レベル4:話しの内容(実体験の難度、行動力、学習能力)

レベル5:人間的魅力(人間性、本人のもつ哲学)

今回の模擬面接で、レベル4まで会話が進められたのはごく少数でした。

思うように話せなかった学生が多かったのは、模擬面接の実施時期が昨年よりも1ヶ月ほど早かったせいかもしれません。企業の先行早期化に対応して大学内指導も早期化しているようですね。しかし、もっと気になったのは、学生の“とりあえず”思考です。模擬面接を受講するに際し、事前準備をしてからやってくる学生は少なく、まず体験してから考える、という学生が殆どです。そのため、せっかく採用担当者が腕まくりをして望んでも、たった1回の模擬面接ではこちらが指導したいレベルの「会話の構成・内容」まで行けることは少なく、それ以前の「入退室の立ち居振る舞い」「履歴書の書き方」「話し方」までで終わってしまうことが殆どです。

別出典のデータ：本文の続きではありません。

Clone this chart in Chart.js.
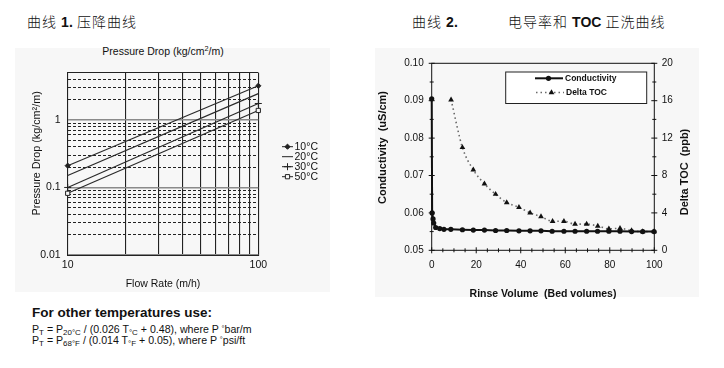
<!DOCTYPE html>
<html>
<head>
<meta charset="utf-8">
<style>
  body { margin:0; width:724px; height:368px; position:relative; overflow:hidden; background:#fff; color:#111; font-family:"Liberation Sans", Arial, sans-serif; }
  .abs { position:absolute; white-space:nowrap; }
  .panel { position:absolute; background:#f7f7f7; }
  .cjk { font-family:"Noto Sans CJK SC", sans-serif; font-size:14px; line-height:16px; letter-spacing:1px; font-weight:300; }
  .cjk b { font-family:"Liberation Sans", Arial, sans-serif; letter-spacing:0; font-weight:700; }
  .formula { font-size:10.6px; line-height:11px; }
  .formula sub { font-size:75%; vertical-align:-2px; line-height:0; }
  .formula sup { font-size:70%; vertical-align:2px; line-height:0; }
  canvas { position:absolute; }
</style>
</head>
<body>
<div class="panel" style="left:15px;top:48px;width:315px;height:244px"></div>
<div class="panel" style="left:375px;top:48px;width:324px;height:249px"></div>

<div class="abs cjk" style="left:27px;top:13px">曲线 <b>1.</b> 压降曲线</div>
<div class="abs cjk" style="left:412px;top:13px">曲线 <b>2.</b></div>
<div class="abs cjk" style="left:508px;top:13px">电导率和 <b>TOC</b> 正洗曲线</div>

<div class="abs" style="left:163px;top:45px;transform:translateX(-50%);font-size:10.5px;line-height:12px">Pressure Drop (kg/cm<sup style="font-size:70%;line-height:0">2</sup>/m)</div>

<canvas id="chartPD" width="362" height="250" style="left:0;top:40px;width:362px;height:250px"></canvas>
<canvas id="chartRV" width="362" height="260" style="left:362px;top:40px;width:362px;height:260px"></canvas>

<div class="abs" style="left:32px;top:305px;font-weight:bold;font-size:13.5px;line-height:16px">For other temperatures use:</div>
<div class="abs formula" style="left:32px;top:324px">P<sub>T</sub> = P<sub>20°C</sub> / (0.026 T<sub>°C</sub> + 0.48), where P <sup>°</sup>bar/m</div>
<div class="abs formula" style="left:32px;top:335px">P<sub>T</sub> = P<sub>68°F</sub> / (0.014 T<sub>°F</sub> + 0.05), where P <sup>°</sup>psi/ft</div>

<script src="https://cdn.jsdelivr.net/npm/chart.js"></script>
<script>
    // curve 1: pressure drop vs flow rate (log-log, straight lines)
    var flowRates = [10, 100]
    var tempLabels = ['10°C', '20°C', '30°C', '50°C']
    var drop10 = [0.21, 3.2]
    var drop20 = [0.15, 2.45]
    var drop30 = [0.10, 1.75]
    var drop50 = [0.082, 1.38]
    var flowTicks = [10, 20, 30, 40, 50, 60, 70, 80, 90, 100]
    var flowLabels = [10, 100]
    var dropTicks = [0.01, 0.02, 0.03, 0.04, 0.05, 0.06, 0.07, 0.08, 0.09,
                     0.1, 0.2, 0.3, 0.4, 0.5, 0.6, 0.7, 0.8, 0.9,
                     1, 2, 3, 4, 5]
    var dropLabels = [0.01, 0.1, 1]

    // curve 2: conductivity and TOC rinse-up
    var rinseCond = [0, 0.2, 0.6, 0.9, 1.8, 3.6, 5.5, 8.6, 13.8, 18.7, 23.7, 28.7, 33.7,
                     39.2, 44.2, 49.1, 54.1, 59.4, 64.4, 69.6, 74.5, 79.6, 84.6, 89.8, 94.8, 99.9]
    var condValues = [0.0905, 0.0600, 0.0584, 0.0573, 0.0561, 0.0558, 0.0556, 0.0556, 0.0555,
                      0.0554, 0.0554, 0.0553, 0.0553, 0.0552, 0.0552, 0.0552, 0.0551, 0.0551,
                      0.0551, 0.0551, 0.0551, 0.0551, 0.0551, 0.0550, 0.0550, 0.0550]
    var rinseToc = [8.7, 13.8, 18.7, 23.7, 28.7, 33.7, 39.2, 44.2, 49.1, 54.3,
                    59.4, 64.4, 69.6, 74.6, 79.6, 84.6, 89.8, 94.8, 99.9]
    var tocValues = [16.1, 11.0, 8.6, 7.1, 6.0, 5.1, 4.6, 4.0, 3.6, 3.1,
                     3.1, 2.8, 2.8, 2.6, 2.3, 2.35, 2.1, 2.0, 2.0]
    var rinseTicks = [0, 20, 40, 60, 80, 100]
    var condTicks = [0.05, 0.06, 0.07, 0.08, 0.09, 0.10]
    var tocTicks = [0, 4, 8, 12, 16, 20]

    var pairs = (xs, ys) => xs.map((x, i) => ({x: x, y: ys[i]}))
    var isDecade = v => Math.abs(Math.log10(v) - Math.round(Math.log10(v))) < 1e-9

    Chart.defaults.font.family = '"Liberation Sans", Arial, sans-serif'
    Chart.defaults.color = '#111'

    // ---------- chart 1 ----------
    var legendPD = {
        id: 'legendPD',
        afterDraw(chart) {
            var c = chart.ctx
            c.save()
            // y title, reading upwards
            c.translate(36.7, 113.3)
            c.rotate(-Math.PI / 2)
            c.font = '10.8px "Liberation Sans"'
            c.fillStyle = '#111'
            c.textAlign = 'center'
            c.textBaseline = 'middle'
            c.fillText('Pressure Drop (kg/cm²/m)', 0, 0)
            c.restore()

            chart.data.datasets.forEach((ds, i) => {
                var y = 106.7 + i * 10
                c.save()
                c.strokeStyle = '#222'
                c.lineWidth = 1
                c.beginPath(); c.moveTo(282, y); c.lineTo(293, y); c.stroke()
                if (ds.pointRadius > 0) {
                    c.fillStyle = ds.pointBackgroundColor
                    Chart.helpers.drawPoint(c, {pointStyle: ds.pointStyle, radius: ds.pointRadius, borderWidth: 1, rotation: 0}, 287.5, y)
                }
                c.fillStyle = '#111'
                c.font = '10.5px "Liberation Sans"'
                c.textBaseline = 'middle'
                c.fillText(ds.label, 294.5, y + 0.5)
                c.restore()
            })
        }
    }

    var styles = [
        {pointStyle: 'rectRot', pointRadius: 2.6, pointBackgroundColor: '#222'},
        {pointStyle: 'circle', pointRadius: 0, pointBackgroundColor: '#222'},
        {pointStyle: 'cross', pointRadius: 3.5, pointBackgroundColor: '#222'},
        {pointStyle: 'rect', pointRadius: 3, pointBackgroundColor: '#f7f7f7'}
    ]
    var drops = [drop10, drop20, drop30, drop50]

    var ctxPD = document.getElementById('chartPD')
    var chartPD = new Chart(ctxPD, {
        type: 'line',
        data: {
            datasets: drops.map((d, i) => Object.assign({
                label: tempLabels[i],
                data: pairs(flowRates, d),
                borderColor: '#2a2a2a',
                borderWidth: 1.2,
                pointBorderColor: '#222',
                pointBorderWidth: 1,
                fill: false,
                clip: 8
            }, styles[i]))
        },
        options: {
            responsive: false,
            animation: false,
            layout: { padding: { left: 0, right: 103.7, top: 32.7, bottom: 0 } },
            plugins: { legend: { display: false }, tooltip: { enabled: false } },
            scales: {
                x: {
                    type: 'logarithmic', min: 10, max: 100,
                    afterBuildTicks: s => { s.ticks = flowTicks.map(v => ({value: v})) },
                    afterFit: s => { s.height = 35 },
                    ticks: { autoSkip: false, maxRotation: 0, padding: 4, font: { size: 10.5 },
                             callback: v => flowLabels.includes(v) ? String(v) : '' },
                    grid: { color: '#222', lineWidth: 1.1, drawTicks: false },
                    border: { color: '#222', width: 1 },
                    title: { display: true, text: 'Flow Rate (m/h)', font: { size: 10.5 }, padding: { top: 6.4, bottom: 0 } }
                },
                y: {
                    type: 'logarithmic', min: 0.01, max: 5,
                    afterBuildTicks: s => { s.ticks = dropTicks.map(v => ({value: v})) },
                    afterFit: s => { s.width = 67.7 },
                    ticks: { autoSkip: false, padding: 7, font: { size: 10.5 },
                             callback: v => dropLabels.includes(v) ? String(v) : '' },
                    grid: {
                        drawTicks: false,
                        color: ctx => (ctx.tick && isDecade(ctx.tick.value) ? '#8a8a8a' : '#222'),
                        lineWidth: ctx => (ctx.tick && isDecade(ctx.tick.value) ? 1.6 : 1)
                    },
                    border: {
                        color: '#222', width: 1,
                        dash: ctx => (ctx.tick && !isDecade(ctx.tick.value) && ctx.tick.value !== 5 ? [3, 2] : [])
                    }
                }
            }
        },
        plugins: [legendPD]
    })

    // ---------- chart 2 ----------
    var frameRV = {
        id: 'frameRV',
        afterDraw(chart) {
            var c = chart.ctx
            var a = chart.chartArea
            var sx = chart.scales.x, sy = chart.scales.y, s2 = chart.scales.y2
            c.save()
            c.strokeStyle = '#111'
            c.lineWidth = 1
            c.strokeRect(a.left, a.top, a.right - a.left, a.bottom - a.top)
            c.beginPath()
            for (var v = 0; v <= 100.001; v += 5) {
                var px = sx.getPixelForValue(v), l = (v % 20 === 0) ? 3 : 2
                c.moveTo(px, a.bottom - l); c.lineTo(px, a.bottom + l)
            }
            for (var k = 0; k <= 10; k++) {
                var py = sy.getPixelForValue(0.05 + k * 0.005), l2 = (k % 2 === 0) ? 3 : 2
                c.moveTo(a.left - l2, py); c.lineTo(a.left + l2, py)
            }
            for (var t = 0; t <= 20; t += 2) {
                var py2 = s2.getPixelForValue(t), l3 = (t % 4 === 0) ? 3 : 2
                c.moveTo(a.right - l3, py2); c.lineTo(a.right + l3, py2)
            }
            c.stroke()

            // axis titles, both reading upwards
            c.fillStyle = '#111'
            c.font = 'bold 11px "Liberation Sans"'
            c.textAlign = 'center'
            c.textBaseline = 'middle'
            c.save(); c.translate(20.7, 107.5); c.rotate(-Math.PI / 2)
            c.fillText('Conductivity  (uS/cm)', 0, 0); c.restore()
            c.save(); c.translate(323, 132); c.rotate(-Math.PI / 2)
            c.fillText('Delta TOC  (ppb)', 0, 0); c.restore()

            // legend box
            c.fillStyle = '#fff'
            c.fillRect(143.7, 32, 141, 31.5)
            c.strokeStyle = '#222'
            c.strokeRect(143.7, 32, 141, 31.5)
            var d0 = chart.data.datasets[0], d1 = chart.data.datasets[1]
            c.strokeStyle = d0.borderColor; c.lineWidth = d0.borderWidth
            c.beginPath(); c.moveTo(173, 38.3); c.lineTo(201, 38.3); c.stroke()
            c.fillStyle = '#111'
            Chart.helpers.drawPoint(c, {pointStyle: 'circle', radius: d0.pointRadius, borderWidth: 0, rotation: 0}, 186.5, 38.3)
            c.strokeStyle = d1.borderColor; c.lineWidth = d1.borderWidth
            c.setLineDash(d1.borderDash)
            c.beginPath(); c.moveTo(174, 52.5); c.lineTo(202, 52.5); c.stroke()
            c.setLineDash([])
            Chart.helpers.drawPoint(c, {pointStyle: 'triangle', radius: d1.pointRadius, borderWidth: 0, rotation: 0}, 189.5, 52.5)
            c.fillStyle = '#111'
            c.font = 'bold 8.5px "Liberation Sans"'
            c.textAlign = 'left'
            c.fillText(d0.label, 203, 38.5)
            c.fillText(d1.label, 204, 52.7)
            c.restore()
        }
    }

    var ctxRV = document.getElementById('chartRV')
    var chartRV = new Chart(ctxRV, {
        type: 'line',
        data: {
            datasets: [{
                label: 'Conductivity',
                yAxisID: 'y',
                data: pairs(rinseCond, condValues),
                borderColor: '#111',
                borderWidth: 2,
                pointStyle: 'circle',
                pointRadius: 2.6,
                pointBackgroundColor: '#111',
                pointBorderWidth: 0,
                fill: false,
                clip: 6
            }, {
                label: 'Delta TOC',
                yAxisID: 'y2',
                data: pairs(rinseToc, tocValues),
                borderColor: '#6a6a6a',
                borderWidth: 1.6,
                borderDash: [1.5, 3],
                cubicInterpolationMode: 'monotone',
                pointStyle: 'triangle',
                pointRadius: 3.3,
                pointBackgroundColor: '#111',
                pointBorderWidth: 0,
                fill: false,
                clip: 6
            }]
        },
        options: {
            responsive: false,
            animation: false,
            layout: { padding: { left: 0, right: 0, top: 23.3, bottom: 0 } },
            plugins: { legend: { display: false }, tooltip: { enabled: false } },
            scales: {
                x: {
                    type: 'linear', min: 0, max: 100,
                    afterBuildTicks: s => { s.ticks = rinseTicks.map(v => ({value: v})) },
                    afterFit: s => { s.height = 49.7 },
                    ticks: { padding: 9, font: { size: 10 }, maxRotation: 0 },
                    grid: { display: false, drawTicks: false },
                    border: { display: false },
                    title: { display: true, text: 'Rinse Volume  (Bed volumes)', font: { size: 10.5, weight: 'bold' }, padding: { top: 7, bottom: 0 } }
                },
                y: {
                    type: 'linear', position: 'left', min: 0.05, max: 0.10,
                    afterBuildTicks: s => { s.ticks = condTicks.map(v => ({value: v})) },
                    afterFit: s => { s.width = 69.7 },
                    ticks: { padding: 8, font: { size: 10 }, callback: v => v.toFixed(2) },
                    grid: { display: false, drawTicks: false },
                    border: { display: false }
                },
                y2: {
                    type: 'linear', position: 'right', min: 0, max: 20,
                    afterBuildTicks: s => { s.ticks = tocTicks.map(v => ({value: v})) },
                    afterFit: s => { s.width = 69.7 },
                    ticks: { padding: 7.5, font: { size: 10 } },
                    grid: { display: false, drawTicks: false },
                    border: { display: false }
                }
            }
        },
        plugins: [frameRV]
    })
</script>
</body>
</html>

学生の“とりあえず”思考を生んでいる原因に思いを巡らせると、やはり情報過多社会、スピード社会という現代の世相が浮かびます。特に就職活動はそれが凝縮されているようです。企業は早期に、一時期に、大量に、学生への応募エントリー、セミナー参加を求めます。学生は企業が開催する就職セミナーに十分に調べていく間もなく、“とりあえず”参加して、その雰囲気や印象で応募するかどうかを決める。こんな構図を見ていると、採用担当者が学生の準備不足を嘆くどころか、企業の作る情報津波が“とりあえず”学生を生んでいると言っても良いかもしれません。

しかしながらこんな時代だからこそ、事前にしっかりと準備して就職活動に臨む学生が光ってくるのも確かなことですね。努力をする学生にとってはやりやすい、採用担当者にとっても見分けやすい、それが今の少数精鋭採用を生んでいるのかもしれません。